Uruchomili swojego cyngla
“Wyborcza” opublikowała w poniedziałek artykuł, w którym twierdzi, że “poznała nazwy leków”, których przyjmowanie Sławomir Cenckiewicz rzekomo miał zataić przed służbami w ankiecie bezpieczeństwa. Tekst sugeruje że to właśnie było przyczyną utraty dostępu do informacji niejawnych przez szefa BBN i wprost zarzuca mu kłamstwo “w tej sprawie”.
Autor artykułu Wojciech Czuchnowski powołuje się na jednego informatora, który miał zgłośić się do redakcji i twierdzić, że “zna szczegóły wypełnionej przez Cenckiewicza ankiety bezpieczeństwa”.
Nie wiadomo skąd informator “Wyborczej” miałby posiąść taką wiedzę, a rzekoma “kilkutygodniowa” weryfikacja wiarygodności przekazanych przez niego informacji, która doprowadziła Czuchnowskiego do “stuprocentowej” pewności, że “właśnie o te leki chodzi” odzwierciedlona jest w tekście jedynie opisem działania dwóch leków, bez podania ich nazwy.

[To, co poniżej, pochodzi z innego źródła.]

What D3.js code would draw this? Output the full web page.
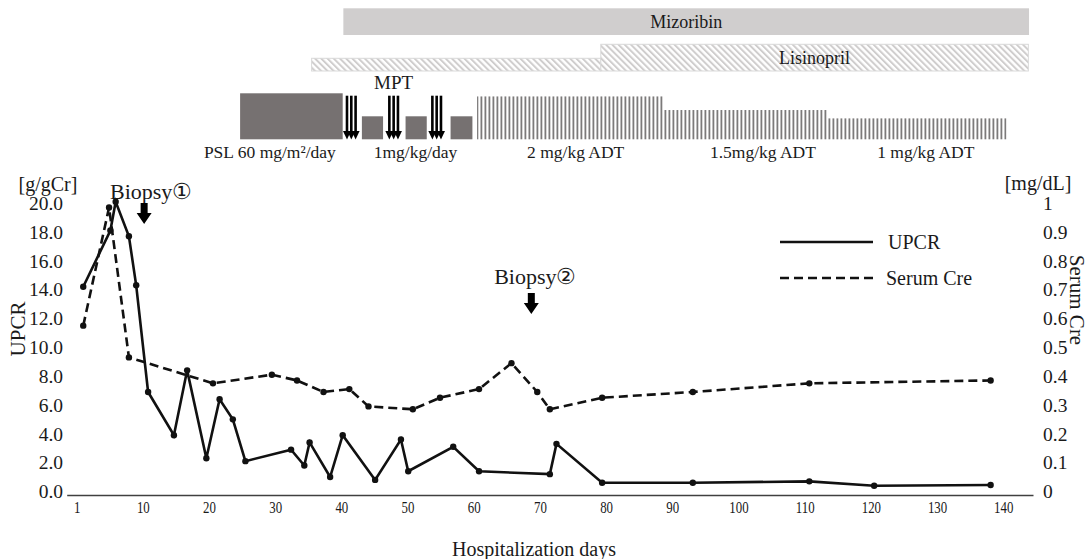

Jeśli zatem przyjąć, że dziennikarz “Wyborczej” rzeczywiście cokolwiek w tej sprawie weryfikował, to oznacza, że musiał mieć dostęp do teczki Sławomira Cenckiewicza,a to z kolei nie byłoby możliwe bez udziału służb.
Kilka wariantów
Doradca prezydenta Korola Nawrockiego b. wiceminister spraw wewnętrznych Błażej Poboży w rozmowie z portalem Niezależna.pl przyznał, że po publikacji artykułu Czuchnowskiego “natychmiast powinno być rozpoczęte postępowanie przez SKW, które - jak rozumiem - jest dysponentem tej ankiety, którą składał prof. Cenckiewicz”. - Należy to zrobić celem wyjaśnienia okoliczności związanych z jego powstaniem. Także ujawnienia wszystkich osób, które miały dostęp do tych teczek - dodał.
- Jest kilka możliwych wariantów. Możliwy jest wariant, który stara się sugerować autor artykułu, ale równie dobrze, znając “twórczość” pana Czuchnowskiego, możliwe jest, że podobnie jak w większośći innych spraw wyssał sobie te informacje z przysłowiowego palca, że są to po prostu informacje przez niego wymyślone. Tak czy inaczej, ta informacja powinna być przedmiotem zainteresowania służb, bo czy w tym, czy w innym wariancie, ten artykuł jest podważeniem profesjonalizmu działania tych służb
- ocenił.
Odnosząc się do zawartej w tekście “Wyborczej” informacji dotyczącej weryfikacji wiarygodności przekazanych redakcji materiałów, co oznaczałoby, współpracę w tym zakresie z przedstawicielami służb specjalnych, Błażej Poboży ocenił, że “jest takie domniemanie”. - Biorąc pod uwagę to, co działo się w kampanii prezydenckiej, biorąc pod uwagę te ataki, które dziś są prowadzone na pana prezydenta i jego najbliższych współpracowników, to istnieje podejrzenie wykorzystywania służb specjalnych przez rząd Donalda Tuska do bieżącej walki politycznej - powiedział.
W jego ocenie “to same służby powinny być zainteresowane w tym, aby to wyjaśnić”.
- W każdej z możliwych interpretacji ta sprawa jest absolutnie skandaliczna, tylko jest pytanie: jak bardzo? Czy jest to skandal na poziomie nierzetelnego dziennikarza mitomana, czy jest to skandal - co pewnie w mniejszym stopniu jest możliwe - na poziomie służb. A mamy tutaj do czynienia co najmniej z pogwałceniem kilku reguł funkcjonowania służb specjalnych w demokratycznym państwie
- podkreślił.
Zwrócił też uwagę na termin publikacji “Wyborczej”, który zbiegł się z przywróceniem przez BBN do obiegu publicznego Raportu Państwowej Komisji ds. badania wpływów rosyjskich na bezpieczeństwo wewnętrzne RP w latach 2007-2022.
- Nie mam żadnych wątpliwości, że to mogło mieć znaczenie. Za nienawistnym, agresywnym atakiem Radosława Sikorskiego, za kolejnym atakiem Donalda Tuska na szefa BBN, a nie wykluczam, że także i za tym artykułem Czuchnowskiego stoi po prostu zemsta. Zemsta za prawdę o funkcjonowaniu pierwszego rządu Donalda Tuska, którą w swojej działalności naukowej i państwowej ujawniał prof. Cenckiewicz - ocenił.